The Mystic Rose

Investigating a feminine perspective in Theology in complete submission to the Magisterium.

Sunday, April 15, 2007

The Importance of Living in Creation

If we are truly looking to uncover the implications of a feminine perspective in theology, there is one aspect that has lately struck me as being of great import - that of living in creation.

Yesterday night I was at a day retreat with the fellow members of my Newman Club and we went to pray at the Blessed Sacrament. After kneeling in prayer, I sat back and picked up Thomas A Kempis' "The Imitation of Christ" and read a section on Truth and Freedom. The words, however, not to my dismay but certainly to my curiousity, emphasized the banalities of earthly and fleshly existence. Heaven is our true goal and the spiritual heaven is our fulfillment. This clicked with my friend Jeff's narrative of St. Francis an hour or so afterwards - a renunciation of the world, even if that time it was a significant improvement that a hermetical lifestyle was being practiced within it.

One of the implications of Theology of the Body, for me, though, is a celebration of all Creation for the mere fact that our physical realities make visible the invisible spiritual realities of God. They are not always something, then, to just be renounced or lived in poverty, denial and celibacy. These are all good and worthy things that do point us to the heavenly direction. But I do not believe Christian tradition has taken into account the implications of all that is to point us to Heaven - a spiritual and physical resurrection of our bodies. How are we to understand how to use the world and physicality well and God-like if our conceptions of sanctity and holiness do not incorporate the full reality of living in Creation well - of using our sexuality appropriately and with holy reverence and appreciation, of treating every drop of food as a component of the nourishment of Christ in the Eucharist, of rejoicing in the beauty - both natural and man-made beauty - of the clothes on our backs, the buildings we inhabit, the dressings of the world.

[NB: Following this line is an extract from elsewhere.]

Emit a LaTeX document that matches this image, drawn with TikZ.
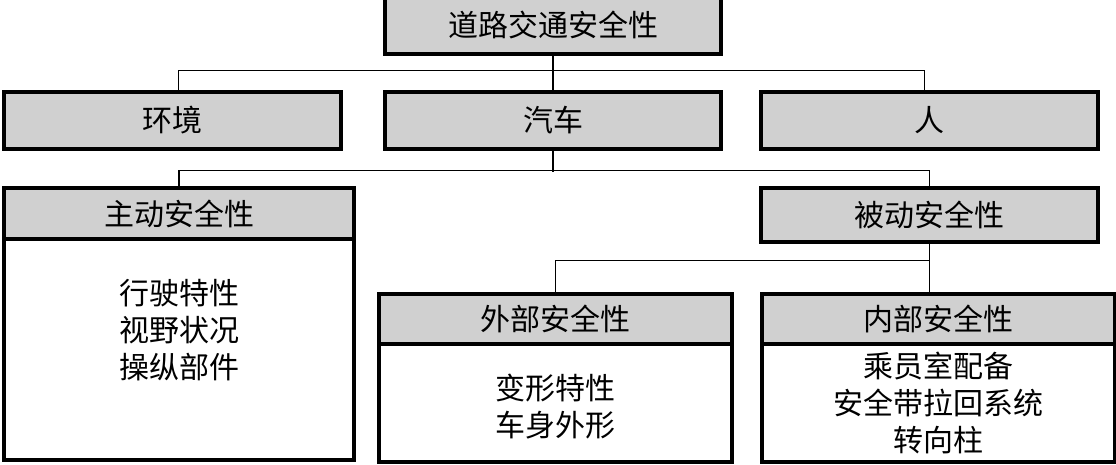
\documentclass[tikz,border=0pt]{standalone}
\usepackage{fontspec}
\newfontfamily\cjk{Noto Sans CJK SC}
\definecolor{hdrgray}{RGB}{208,208,208}
\tikzset{
  box/.style={draw=black, line width=3.2pt, rectangle, inner sep=0pt, font=\cjk\fontsize{30pt}{37pt}\selectfont},
  hdr/.style={box, fill=hdrgray},
  bodyb/.style={box, fill=white},
  txt/.style={inner sep=0pt, align=center, font=\cjk\fontsize{30pt}{37pt}\selectfont},
  conn/.style={draw=black, line width=1.8pt}
}
\begin{document}
\begin{tikzpicture}[x=1pt, y=-1pt]
\useasboundingbox (0,0) rectangle (1116,464);
% row 1
\node[hdr, minimum width=336pt, minimum height=58pt] (top) at (553,25) {道路交通安全性};
% row 2
\node[hdr, minimum width=337pt, minimum height=57pt] (env) at (172.5,120.5) {环境};
\node[hdr, minimum width=336pt, minimum height=57pt] (car) at (553,120.5) {汽车};
\node[hdr, minimum width=337pt, minimum height=57pt] (ren) at (929.5,120.5) {人};
% active safety
\node[bodyb, minimum width=350pt, minimum height=221pt] (zdb) at (179,349.5) {};
\node[hdr, minimum width=350pt, minimum height=51pt] (zd) at (179,213.5) {主动安全性};
\node[txt] (zdt) at (179,330) {行驶特性\\视野状况\\操纵部件};
% passive safety
\node[hdr, minimum width=337pt, minimum height=54pt] (bd) at (929.5,215) {被动安全性};
% exterior
\node[bodyb, minimum width=353pt, minimum height=118pt] (wbb) at (555.5,403) {};
\node[hdr, minimum width=353pt, minimum height=50pt] (wb) at (555.5,319) {外部安全性};
\node[txt] (wbt) at (555.5,407) {变形特性\\车身外形};
% interior
\node[bodyb, minimum width=353pt, minimum height=118pt] (nbb) at (938.5,403) {};
\node[hdr, minimum width=353pt, minimum height=50pt] (nb) at (938.5,319) {内部安全性};
\node[txt] (nbt) at (938.5,403) {乘员室配备\\安全带拉回系统\\转向柱};
% connectors
\draw[conn] (top.south) -- (car.north);
\draw[conn] ([xshift=6pt]env.north) -- ++(0,-20) -| ([xshift=-5pt]ren.north);
\draw[conn] (car.south) -- (car.south |- 0,172);
\draw[conn] (zd.north) -- ++(0,-16) -| (bd.north);
\draw[conn] (bd.south) -- (bd.south |- nb.north);
\draw[conn] (wb.north) -- ++(0,-32) -| (bd.south);
\end{tikzpicture}
\end{document}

These can be abused. These can be idolized. Or, they can be seen as manifestations of the glory of God to be used joyfully and appropriately at every stage in our lives. John Paul the Great has given us the metaphysical understanding for how this can be so, but Women, as the body of the Church and symbol of Creation, can sense the impact of the world - its eyes that glow, skin that prickles, tongues that envelop, aromas that entrance, drums that resound and intution that ensues.

There have been saints that have lived in the world - wives and husbands, rulers and professionals, homemakers and academics - but what exactly is our appreciation for their worldliness? Why is it so important? I can't help but think, that that is exactly what our times need. A saint to live in the world and live in the world well - and who can show us the importance of doing so. For those of us who have realized that we are not called to the consecrated life, that is our calling. That is our vocation under God.